No caso atual dos créditos "subprime", por trás do evidente equívoco no cálculo das estreitas "margens de sobrecolaterização" exigidas nas transações está escondido algo muito pior e bem anterior: a decisão do Fed americano (leia-se, Alan Greenspan) de reduzir para 1% a taxa básica de juros nos Estados Unidos, do que resultou um impulso consumidor insustentável das famílias americanas, ao qual se somou o déficit da guerra do governo George W. Bush.
Em novembro passado, o ex-secretário do Tesouro Robert Rubin alertava de que os "déficits (gêmeos) constituem uma grave ameaça" à saúde dos Estados Unidos e à economia mundial. Ficou falando sozinho, naquele momento, diante da euforia dos mercados mundiais.
Rubin é um excelente "classificador de riscos" de natureza macroeconômica. Seu comentário de advertência, como o de tantos outros, não produziu mudança de rumo, quando todos os interesses especulativos apontavam noutra direção. Agora que a crise sobreveio, choca pela agressividade e pelas perdas infligidas, produzindo as mudanças de ótica até então adiadas.
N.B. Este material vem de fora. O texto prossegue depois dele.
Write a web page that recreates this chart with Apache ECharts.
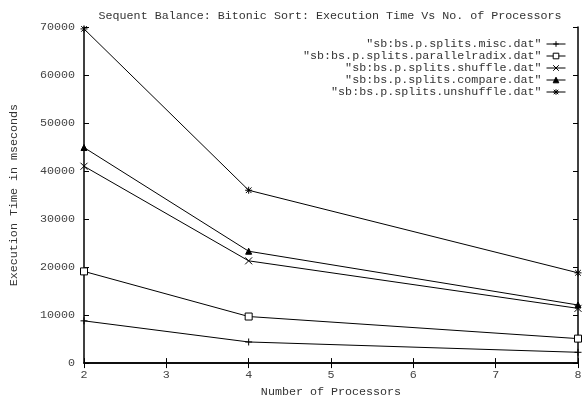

Por isso, a falha de avaliação das agências de risco, tão criticada até por professores Nobel de Economia, deve ser compartilhada por todos os que não enxergaram a condução da política monetária dos Estados Unidos, inclusive os atuais críticos do leite já derramado.
O excesso de liquidez americano, que trouxe o delírio aos mercados, com a expansão de 5% anuais do PIB (Produto Interno Bruto) mundial e de 10% na China, agora cobra a conta, de baixo para cima, na pirâmide social dos Estados Unidos. Fenômeno bem mais complexo do que os radares convencionais das agências de risco poderiam ter detectado. Agora, o novo risco macro é a deflação de preços de commodities e a recessão.
Controlá-lo é o desafio do Fed e do seu novo presidente, Ben Bernanke.
Os brasileiros estamos no rabo do tubarão. Como diria o conhecido bordão: "É a macroeconomia, estúpido!".


PAULO RABELLO DE CASTRO, 58, doutor em economia pela Universidade de Chicago (EUA), é vice-presidente do Instituto Atlântico e chairman da SR Rating, classificadora de riscos. Preside também a RC Consultores, consultoria econômica, e o Conselho de Planejamento Estratégico da Fecomercio SP. Escreve às quartas-feiras, a cada 15 dias, nesta coluna.